The dense_vector field type in Elasticsearch is designed to store dense vector data, which are fixed-length arrays of floating-point numbers. This data type is particularly useful for machine learning applications, similarity search, and recommendation systems. It allows for efficient storage and retrieval of high-dimensional vector data, enabling vector search capabilities within Elasticsearch.
Dense vectors are preferred when dealing with fixed-length, continuous numerical representations of data, such as word embeddings, image features, or user preferences. An alternative to dense_vector is the `sparse_vector` type, which is more suitable for high-dimensional data with many zero values.
Example
PUT my-index
{
"mappings": {
"properties": {
"product_embedding": {
"type": "dense_vector",
"dims": 128
}
}
}
}
PUT my-index/_doc/1
{
"product_embedding": [0.5, 10.0, -0.3, ...]
}
Common issues or misuses
- Incorrect dimensionality: Ensure that the number of dimensions specified in the mapping matches the actual vector size in your data.
- Performance impact: Large vector dimensions can significantly impact indexing and search performance.

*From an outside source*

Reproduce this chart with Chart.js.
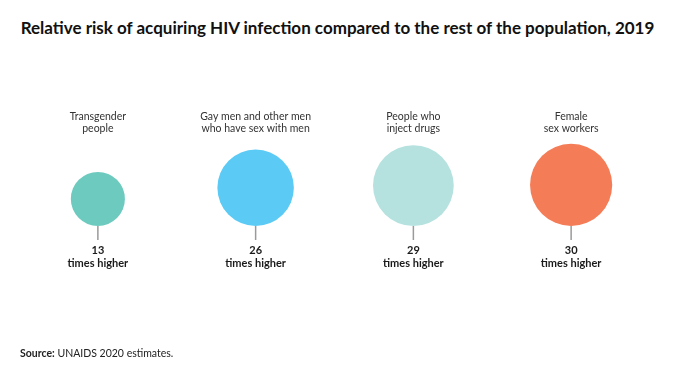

- Scaling issues: As the number of vectors grows, consider using approximate nearest neighbor (ANN) algorithms for better search performance.
- Limited query support: Not all query types are supported for
dense_vectorfields.
Dense vector workloads place unique demands on Elasticsearch clusters, from high memory consumption to increased indexing overhead as vector dimensions grow. Pulse monitors your cluster's resource utilization and provides tailored recommendations, helping you ensure that your vector search infrastructure stays performant as your embeddings data scales.
Frequently Asked Questions
Q: What is the maximum number of dimensions supported by the dense_vector field?
A: As of Elasticsearch 7.x, the maximum number of dimensions for a dense_vector field is 2048.
Q: Can I update a dense_vector field after indexing?
A: Yes, you can update a dense_vector field using the update API, but the entire vector must be provided in the update operation.
Q: How does Elasticsearch handle similarity search for dense vectors?
A: Elasticsearch uses cosine similarity or Euclidean distance to measure the similarity between dense vectors during search operations.
Q: Can I use dense_vector fields with aggregations?
A: Dense vector fields have limited support for aggregations. As of Elasticsearch 7.x, you can use them with the vector_tile aggregation for geospatial use cases.
Q: Is it possible to combine dense_vector search with text search?
A: Yes, you can combine dense_vector similarity search with traditional text search using a function score query or a custom script.